Kuru Mutluluk

Mutluluk olarak tarif etmek birini alışık olmadığımız bir durumdur hayatta . Güvenmek ister insan eninde sonunda ve mutlu oluyorsan eğer birisine ona güvenebilirsinde anlamını çıkarır beynimiz . İster ki beyin arada bir mola olsun hayatımda hani zaman makinesini icad edemedik ama en azından yanında çocuk olabilmeliyim . İşte aradığında böyle birisidir ve şanslıysan çoktan bulmuşsundur .
Sinirlendirmeyi başarmak zor olmasa gerek zaten ama eğer kızmıyorsa sana ne şanslısın sen be . Kıskanılası bir hayatın vardır belkide . Ya peki sana öfkelensede sana sesini çıkaramıyorsa bunu farkedebilir misin ? Peki onu üzmeden yaşayabilir misin ? Hüznünü sana yansıtmıyorsa ve damarlarında gezdiriyorsa tüm üzüntüsünü , hissedebilir misin tüm bunları ?

Bilmez misin sanki oda korkar oda yitirmek istemez , o sanki bilmez mi yalnızlığın kendisine göre olmadığını ? Muhtaç olacak yaşlara daha gelmediğini bilmez mi sanırsın ? Bilir bilir de gururuna yediremez be . Bir insana bağımlı yaşamak istemez şu kısa hayatta işte deli bir gönlü vardır belkide gögüs kafesinin tam ortasında . Elbet korkuyordur dediğim gibi olurda kaybederse seni tekrar bulamamaktan.

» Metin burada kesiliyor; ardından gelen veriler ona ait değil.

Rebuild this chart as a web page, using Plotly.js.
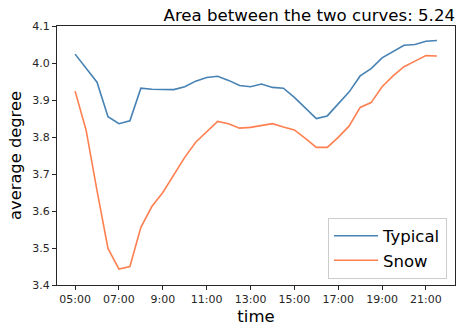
<!DOCTYPE html>
<html>
<head>
<meta charset="utf-8">
<script src="https://cdn.plot.ly/plotly-3.0.1.min.js"></script>
<style>html,body{margin:0;padding:0;background:#fff;}#chart{width:456px;height:329px;}</style>
</head>
<body>
<div id="chart"></div>
<script>
const times = ["05:00","05:30","06:00","06:30","07:00","07:30","08:00","08:30","09:00","09:30",
  "10:00","10:30","11:00","11:30","12:00","12:30","13:00","13:30","14:00","14:30",
  "15:00","15:30","16:00","16:30","17:00","17:30","18:00","18:30","19:00","19:30",
  "20:00","20:30","21:00","21:30"];
const typical = [4.024,3.987,3.948,3.855,3.836,3.844,3.932,3.929,3.929,3.928,
  3.936,3.951,3.961,3.964,3.953,3.939,3.936,3.943,3.934,3.932,
  3.907,3.879,3.850,3.857,3.891,3.922,3.965,3.985,4.014,4.031,
  4.048,4.050,4.059,4.061];
const snow = [3.924,3.819,3.655,3.499,3.443,3.450,3.556,3.612,3.650,3.699,
  3.745,3.786,3.814,3.842,3.836,3.824,3.826,3.832,3.836,3.827,
  3.819,3.796,3.772,3.772,3.799,3.830,3.880,3.893,3.936,3.965,
  3.990,4.005,4.020,4.019];
const tickLabels = ["05:00","07:00","9:00","11:00","13:00","15:00","17:00","19:00","21:00"];
const tickTimes = ["05:00","07:00","09:00","11:00","13:00","15:00","17:00","19:00","21:00"];
const yTicks = [3.4,3.5,3.6,3.7,3.8,3.9,4.0,4.1];
const titleText = "Area between the two curves: 5.24";

function toHours(t){const p=t.split(":");return +p[0] + (+p[1])/60;}
const xs = times.map(toHours);
const xmin = xs[0], xmax = xs[xs.length-1], pad = (xmax-xmin)*0.05;
const font = "DejaVu Sans, sans-serif";

const data = [
  {x: xs, y: typical, name: "Typical", mode: "lines", line: {color: "#4682b4", width: 1.6}},
  {x: xs, y: snow, name: "Snow", mode: "lines", line: {color: "#ff7f50", width: 1.6}}
];
const layout = {
  width: 456, height: 329,
  margin: {l: 57, r: 1, t: 26, b: 44, pad: 0},
  paper_bgcolor: "#fff", plot_bgcolor: "#fff",
  font: {family: font, color: "#000"},
  title: {text: titleText, x: 1, xref: "paper", xanchor: "right", y: 1, yref: "paper", yanchor: "bottom",
    pad: {b: 5}, font: {size: 16.6, family: font, color: "#000"}},
  xaxis: {range: [xmin-pad, xmax+pad], tickvals: tickTimes.map(toHours), ticktext: tickLabels,
    showgrid: false, zeroline: false, showline: true, mirror: true, linecolor: "#262626", linewidth: 1,
    ticks: "outside", ticklen: 4, tickcolor: "#262626", tickfont: {size: 11, family: font, color: "#262626"},
    title: {text: "time", font: {size: 16.5, family: font, color: "#000"}, standoff: 5}},
  yaxis: {range: [3.4, 4.1], tickvals: yTicks, ticktext: yTicks.map(v => v.toFixed(1)),
    showgrid: false, zeroline: false, showline: true, mirror: true, linecolor: "#262626", linewidth: 1,
    ticks: "outside", ticklen: 4, tickcolor: "#262626", tickfont: {size: 11, family: font, color: "#262626"},
    title: {text: "average degree", font: {size: 16.3, family: font, color: "#000"}, standoff: 6}},
  showlegend: true,
  legend: {x: 0.98, xanchor: "right", y: 0.025, yanchor: "bottom", bgcolor: "rgba(255,255,255,0.8)",
    bordercolor: "#cccccc", borderwidth: 1, itemwidth: 44, font: {size: 16.5, family: font, color: "#000"}}
};
Plotly.newPlot("chart", data, layout, {staticPlot: true, displayModeBar: false});
</script>
</body>
</html>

Bilirsin bilmesinede sen onu düşündüğünde sadece onu düşünürsün değil mi ? Aklına bişi gelmez ki ondan başka . İstersin ki yanında olsun tenine dokunmak istersin .

Ama üzülürsünde değil mi ? Üzülme siktir et aşk böyle birşey işte . Ortak korkuların kesişim noktası .

Üç harfli insanlar

Tek kişilik yaşayıp iki kişilik düşünüyoruz. Mürekkebin aktığı başka bir kişi oluyor hayatlarımızda . Ve bu basit geliyor aslında . Basit yaşamıyor ama basit yazıyoruz . Basit düşünüp zor yaşıyoruz .

Şımarık bir çocuk gibi , " seni istiyorum " diyerek çıkabiliyoruz işin içinden. Sanki onunlayken çok değerini bilmişiz gibi . Hiç günahkar olmamışız hiç boşvermemişiz gibi . Ve işin garibi hoşumuza da gidiyor insanların bu şekilde yaşayıp bu yalvarışlarını zihnimize doldurmak .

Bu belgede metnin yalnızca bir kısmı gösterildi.